__Problem__
All of the lines below are to be printed again exactly; images are excluded from the output.

──────── Dataset excerpt

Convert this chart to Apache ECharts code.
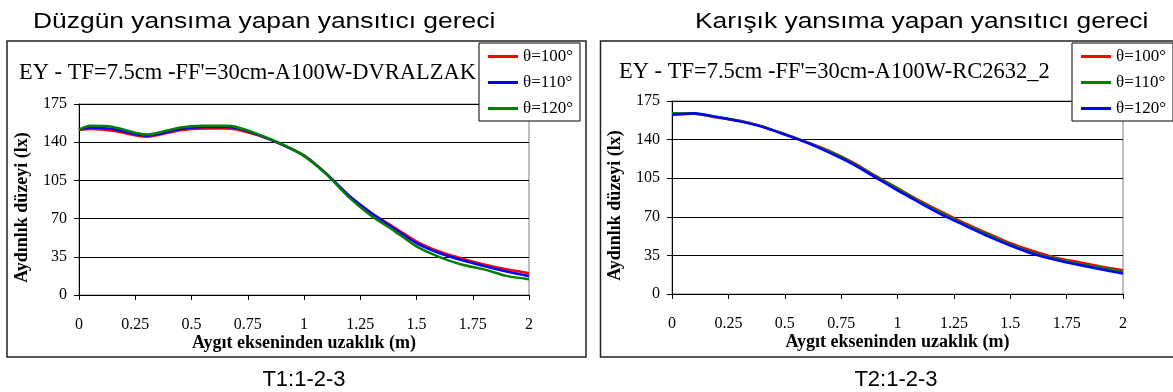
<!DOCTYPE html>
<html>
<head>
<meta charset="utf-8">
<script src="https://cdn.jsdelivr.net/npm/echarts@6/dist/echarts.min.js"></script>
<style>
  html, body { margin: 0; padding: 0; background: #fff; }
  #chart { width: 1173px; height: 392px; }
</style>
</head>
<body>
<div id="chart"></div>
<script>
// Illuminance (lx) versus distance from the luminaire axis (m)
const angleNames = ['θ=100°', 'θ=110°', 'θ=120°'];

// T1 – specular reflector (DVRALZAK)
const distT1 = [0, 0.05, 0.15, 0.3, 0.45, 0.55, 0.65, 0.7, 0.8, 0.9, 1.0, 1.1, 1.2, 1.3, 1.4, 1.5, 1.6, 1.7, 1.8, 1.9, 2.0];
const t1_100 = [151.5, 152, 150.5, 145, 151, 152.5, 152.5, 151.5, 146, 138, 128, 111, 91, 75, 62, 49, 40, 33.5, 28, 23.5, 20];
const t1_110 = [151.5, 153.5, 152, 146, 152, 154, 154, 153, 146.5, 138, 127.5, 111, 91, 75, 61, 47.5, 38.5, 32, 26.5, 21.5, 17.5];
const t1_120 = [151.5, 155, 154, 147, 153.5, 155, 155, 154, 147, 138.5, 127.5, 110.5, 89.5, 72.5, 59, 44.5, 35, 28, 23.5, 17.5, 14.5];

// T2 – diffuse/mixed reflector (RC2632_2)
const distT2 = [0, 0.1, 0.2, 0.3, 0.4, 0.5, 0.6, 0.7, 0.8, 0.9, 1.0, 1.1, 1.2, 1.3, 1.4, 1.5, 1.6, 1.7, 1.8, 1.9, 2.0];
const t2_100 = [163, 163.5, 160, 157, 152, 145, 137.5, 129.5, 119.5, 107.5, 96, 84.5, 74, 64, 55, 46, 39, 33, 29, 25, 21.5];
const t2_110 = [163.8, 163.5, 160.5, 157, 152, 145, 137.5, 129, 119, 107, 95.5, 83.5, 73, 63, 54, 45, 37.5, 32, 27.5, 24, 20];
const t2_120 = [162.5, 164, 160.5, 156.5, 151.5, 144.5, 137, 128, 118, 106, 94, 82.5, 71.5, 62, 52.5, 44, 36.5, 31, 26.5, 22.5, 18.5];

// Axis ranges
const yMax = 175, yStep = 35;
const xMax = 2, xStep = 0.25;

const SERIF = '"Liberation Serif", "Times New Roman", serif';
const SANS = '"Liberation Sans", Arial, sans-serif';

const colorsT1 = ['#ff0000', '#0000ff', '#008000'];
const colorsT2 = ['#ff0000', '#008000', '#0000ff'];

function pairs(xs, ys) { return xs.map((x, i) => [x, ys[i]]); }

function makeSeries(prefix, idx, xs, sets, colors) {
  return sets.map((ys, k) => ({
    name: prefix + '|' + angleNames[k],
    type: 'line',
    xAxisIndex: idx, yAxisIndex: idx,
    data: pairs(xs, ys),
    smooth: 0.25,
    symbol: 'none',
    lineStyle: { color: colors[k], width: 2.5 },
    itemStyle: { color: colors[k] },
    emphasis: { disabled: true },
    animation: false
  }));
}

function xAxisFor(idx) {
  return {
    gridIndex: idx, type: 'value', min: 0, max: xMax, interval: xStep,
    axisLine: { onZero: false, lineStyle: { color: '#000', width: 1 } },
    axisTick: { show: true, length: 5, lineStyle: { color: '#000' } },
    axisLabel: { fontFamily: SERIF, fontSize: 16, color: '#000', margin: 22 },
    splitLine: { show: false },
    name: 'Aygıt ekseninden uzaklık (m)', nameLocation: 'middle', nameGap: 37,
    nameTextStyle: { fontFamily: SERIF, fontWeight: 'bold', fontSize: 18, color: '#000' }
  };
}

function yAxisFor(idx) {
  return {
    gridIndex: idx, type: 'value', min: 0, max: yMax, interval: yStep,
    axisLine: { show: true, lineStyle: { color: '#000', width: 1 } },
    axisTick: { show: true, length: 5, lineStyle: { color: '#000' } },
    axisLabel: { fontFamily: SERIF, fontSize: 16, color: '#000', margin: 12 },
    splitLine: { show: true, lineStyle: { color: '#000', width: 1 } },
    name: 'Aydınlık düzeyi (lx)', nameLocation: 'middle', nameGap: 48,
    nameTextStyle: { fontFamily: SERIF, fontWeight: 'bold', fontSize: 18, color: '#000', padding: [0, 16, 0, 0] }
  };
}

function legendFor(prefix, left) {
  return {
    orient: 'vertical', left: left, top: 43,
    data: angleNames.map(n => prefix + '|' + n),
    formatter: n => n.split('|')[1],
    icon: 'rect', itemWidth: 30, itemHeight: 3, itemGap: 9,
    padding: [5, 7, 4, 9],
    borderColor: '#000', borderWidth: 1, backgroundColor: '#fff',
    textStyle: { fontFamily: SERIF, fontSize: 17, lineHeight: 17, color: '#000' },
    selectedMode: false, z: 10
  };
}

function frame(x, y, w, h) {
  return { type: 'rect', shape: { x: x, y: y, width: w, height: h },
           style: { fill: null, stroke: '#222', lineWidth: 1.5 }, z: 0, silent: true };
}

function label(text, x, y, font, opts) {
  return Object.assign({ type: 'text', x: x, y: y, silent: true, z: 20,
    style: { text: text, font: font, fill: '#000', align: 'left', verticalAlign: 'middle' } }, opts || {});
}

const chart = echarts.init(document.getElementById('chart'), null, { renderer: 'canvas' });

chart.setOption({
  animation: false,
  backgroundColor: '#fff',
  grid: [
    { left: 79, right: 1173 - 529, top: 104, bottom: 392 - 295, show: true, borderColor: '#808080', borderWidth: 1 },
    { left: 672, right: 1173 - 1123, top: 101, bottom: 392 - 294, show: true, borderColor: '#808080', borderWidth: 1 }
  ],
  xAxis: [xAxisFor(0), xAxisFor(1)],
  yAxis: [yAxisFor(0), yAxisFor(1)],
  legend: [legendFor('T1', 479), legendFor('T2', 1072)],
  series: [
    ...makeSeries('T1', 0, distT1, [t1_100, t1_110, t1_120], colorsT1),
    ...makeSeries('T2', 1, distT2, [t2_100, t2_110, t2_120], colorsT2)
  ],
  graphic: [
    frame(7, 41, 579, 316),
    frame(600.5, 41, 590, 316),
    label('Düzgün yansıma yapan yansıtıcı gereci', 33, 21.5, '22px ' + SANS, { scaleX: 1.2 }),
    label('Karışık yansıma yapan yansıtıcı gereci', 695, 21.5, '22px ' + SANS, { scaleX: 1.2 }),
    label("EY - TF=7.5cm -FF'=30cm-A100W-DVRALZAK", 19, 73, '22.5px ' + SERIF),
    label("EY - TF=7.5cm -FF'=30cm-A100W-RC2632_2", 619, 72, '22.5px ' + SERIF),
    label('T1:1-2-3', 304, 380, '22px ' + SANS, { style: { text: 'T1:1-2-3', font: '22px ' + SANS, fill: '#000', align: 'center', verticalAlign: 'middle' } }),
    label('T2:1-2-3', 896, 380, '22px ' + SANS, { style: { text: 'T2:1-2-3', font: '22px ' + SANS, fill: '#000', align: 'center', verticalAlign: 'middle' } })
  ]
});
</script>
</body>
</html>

────────────────

__Output__
Convert this chart to Apache ECharts code.
<!DOCTYPE html>
<html>
<head>
<meta charset="utf-8">
<script src="https://cdn.jsdelivr.net/npm/echarts@6/dist/echarts.min.js"></script>
<style>
  html, body { margin: 0; padding: 0; background: #fff; }
  #chart { width: 1173px; height: 392px; }
</style>
</head>
<body>
<div id="chart"></div>
<script>
// Illuminance (lx) versus distance from the luminaire axis (m)
const angleNames = ['θ=100°', 'θ=110°', 'θ=120°'];

// T1 – specular reflector (DVRALZAK)
const distT1 = [0, 0.05, 0.15, 0.3, 0.45, 0.55, 0.65, 0.7, 0.8, 0.9, 1.0, 1.1, 1.2, 1.3, 1.4, 1.5, 1.6, 1.7, 1.8, 1.9, 2.0];
const t1_100 = [151.5, 152, 150.5, 145, 151, 152.5, 152.5, 151.5, 146, 138, 128, 111, 91, 75, 62, 49, 40, 33.5, 28, 23.5, 20];
const t1_110 = [151.5, 153.5, 152, 146, 152, 154, 154, 153, 146.5, 138, 127.5, 111, 91, 75, 61, 47.5, 38.5, 32, 26.5, 21.5, 17.5];
const t1_120 = [151.5, 155, 154, 147, 153.5, 155, 155, 154, 147, 138.5, 127.5, 110.5, 89.5, 72.5, 59, 44.5, 35, 28, 23.5, 17.5, 14.5];

// T2 – diffuse/mixed reflector (RC2632_2)
const distT2 = [0, 0.1, 0.2, 0.3, 0.4, 0.5, 0.6, 0.7, 0.8, 0.9, 1.0, 1.1, 1.2, 1.3, 1.4, 1.5, 1.6, 1.7, 1.8, 1.9, 2.0];
const t2_100 = [163, 163.5, 160, 157, 152, 145, 137.5, 129.5, 119.5, 107.5, 96, 84.5, 74, 64, 55, 46, 39, 33, 29, 25, 21.5];
const t2_110 = [163.8, 163.5, 160.5, 157, 152, 145, 137.5, 129, 119, 107, 95.5, 83.5, 73, 63, 54, 45, 37.5, 32, 27.5, 24, 20];
const t2_120 = [162.5, 164, 160.5, 156.5, 151.5, 144.5, 137, 128, 118, 106, 94, 82.5, 71.5, 62, 52.5, 44, 36.5, 31, 26.5, 22.5, 18.5];

// Axis ranges
const yMax = 175, yStep = 35;
const xMax = 2, xStep = 0.25;

const SERIF = '"Liberation Serif", "Times New Roman", serif';
const SANS = '"Liberation Sans", Arial, sans-serif';

const colorsT1 = ['#ff0000', '#0000ff', '#008000'];
const colorsT2 = ['#ff0000', '#008000', '#0000ff'];

function pairs(xs, ys) { return xs.map((x, i) => [x, ys[i]]); }

function makeSeries(prefix, idx, xs, sets, colors) {
  return sets.map((ys, k) => ({
    name: prefix + '|' + angleNames[k],
    type: 'line',
    xAxisIndex: idx, yAxisIndex: idx,
    data: pairs(xs, ys),
    smooth: 0.25,
    symbol: 'none',
    lineStyle: { color: colors[k], width: 2.5 },
    itemStyle: { color: colors[k] },
    emphasis: { disabled: true },
    animation: false
  }));
}

function xAxisFor(idx) {
  return {
    gridIndex: idx, type: 'value', min: 0, max: xMax, interval: xStep,
    axisLine: { onZero: false, lineStyle: { color: '#000', width: 1 } },
    axisTick: { show: true, length: 5, lineStyle: { color: '#000' } },
    axisLabel: { fontFamily: SERIF, fontSize: 16, color: '#000', margin: 22 },
    splitLine: { show: false },
    name: 'Aygıt ekseninden uzaklık (m)', nameLocation: 'middle', nameGap: 37,
    nameTextStyle: { fontFamily: SERIF, fontWeight: 'bold', fontSize: 18, color: '#000' }
  };
}

function yAxisFor(idx) {
  return {
    gridIndex: idx, type: 'value', min: 0, max: yMax, interval: yStep,
    axisLine: { show: true, lineStyle: { color: '#000', width: 1 } },
    axisTick: { show: true, length: 5, lineStyle: { color: '#000' } },
    axisLabel: { fontFamily: SERIF, fontSize: 16, color: '#000', margin: 12 },
    splitLine: { show: true, lineStyle: { color: '#000', width: 1 } },
    name: 'Aydınlık düzeyi (lx)', nameLocation: 'middle', nameGap: 48,
    nameTextStyle: { fontFamily: SERIF, fontWeight: 'bold', fontSize: 18, color: '#000', padding: [0, 16, 0, 0] }
  };
}

function legendFor(prefix, left) {
  return {
    orient: 'vertical', left: left, top: 43,
    data: angleNames.map(n => prefix + '|' + n),
    formatter: n => n.split('|')[1],
    icon: 'rect', itemWidth: 30, itemHeight: 3, itemGap: 9,
    padding: [5, 7, 4, 9],
    borderColor: '#000', borderWidth: 1, backgroundColor: '#fff',
    textStyle: { fontFamily: SERIF, fontSize: 17, lineHeight: 17, color: '#000' },
    selectedMode: false, z: 10
  };
}

function frame(x, y, w, h) {
  return { type: 'rect', shape: { x: x, y: y, width: w, height: h },
           style: { fill: null, stroke: '#222', lineWidth: 1.5 }, z: 0, silent: true };
}

function label(text, x, y, font, opts) {
  return Object.assign({ type: 'text', x: x, y: y, silent: true, z: 20,
    style: { text: text, font: font, fill: '#000', align: 'left', verticalAlign: 'middle' } }, opts || {});
}

const chart = echarts.init(document.getElementById('chart'), null, { renderer: 'canvas' });

chart.setOption({
  animation: false,
  backgroundColor: '#fff',
  grid: [
    { left: 79, right: 1173 - 529, top: 104, bottom: 392 - 295, show: true, borderColor: '#808080', borderWidth: 1 },
    { left: 672, right: 1173 - 1123, top: 101, bottom: 392 - 294, show: true, borderColor: '#808080', borderWidth: 1 }
  ],
  xAxis: [xAxisFor(0), xAxisFor(1)],
  yAxis: [yAxisFor(0), yAxisFor(1)],
  legend: [legendFor('T1', 479), legendFor('T2', 1072)],
  series: [
    ...makeSeries('T1', 0, distT1, [t1_100, t1_110, t1_120], colorsT1),
    ...makeSeries('T2', 1, distT2, [t2_100, t2_110, t2_120], colorsT2)
  ],
  graphic: [
    frame(7, 41, 579, 316),
    frame(600.5, 41, 590, 316),
    label('Düzgün yansıma yapan yansıtıcı gereci', 33, 21.5, '22px ' + SANS, { scaleX: 1.2 }),
    label('Karışık yansıma yapan yansıtıcı gereci', 695, 21.5, '22px ' + SANS, { scaleX: 1.2 }),
    label("EY - TF=7.5cm -FF'=30cm-A100W-DVRALZAK", 19, 73, '22.5px ' + SERIF),
    label("EY - TF=7.5cm -FF'=30cm-A100W-RC2632_2", 619, 72, '22.5px ' + SERIF),
    label('T1:1-2-3', 304, 380, '22px ' + SANS, { style: { text: 'T1:1-2-3', font: '22px ' + SANS, fill: '#000', align: 'center', verticalAlign: 'middle' } }),
    label('T2:1-2-3', 896, 380, '22px ' + SANS, { style: { text: 'T2:1-2-3', font: '22px ' + SANS, fill: '#000', align: 'center', verticalAlign: 'middle' } })
  ]
});
</script>
</body>
</html>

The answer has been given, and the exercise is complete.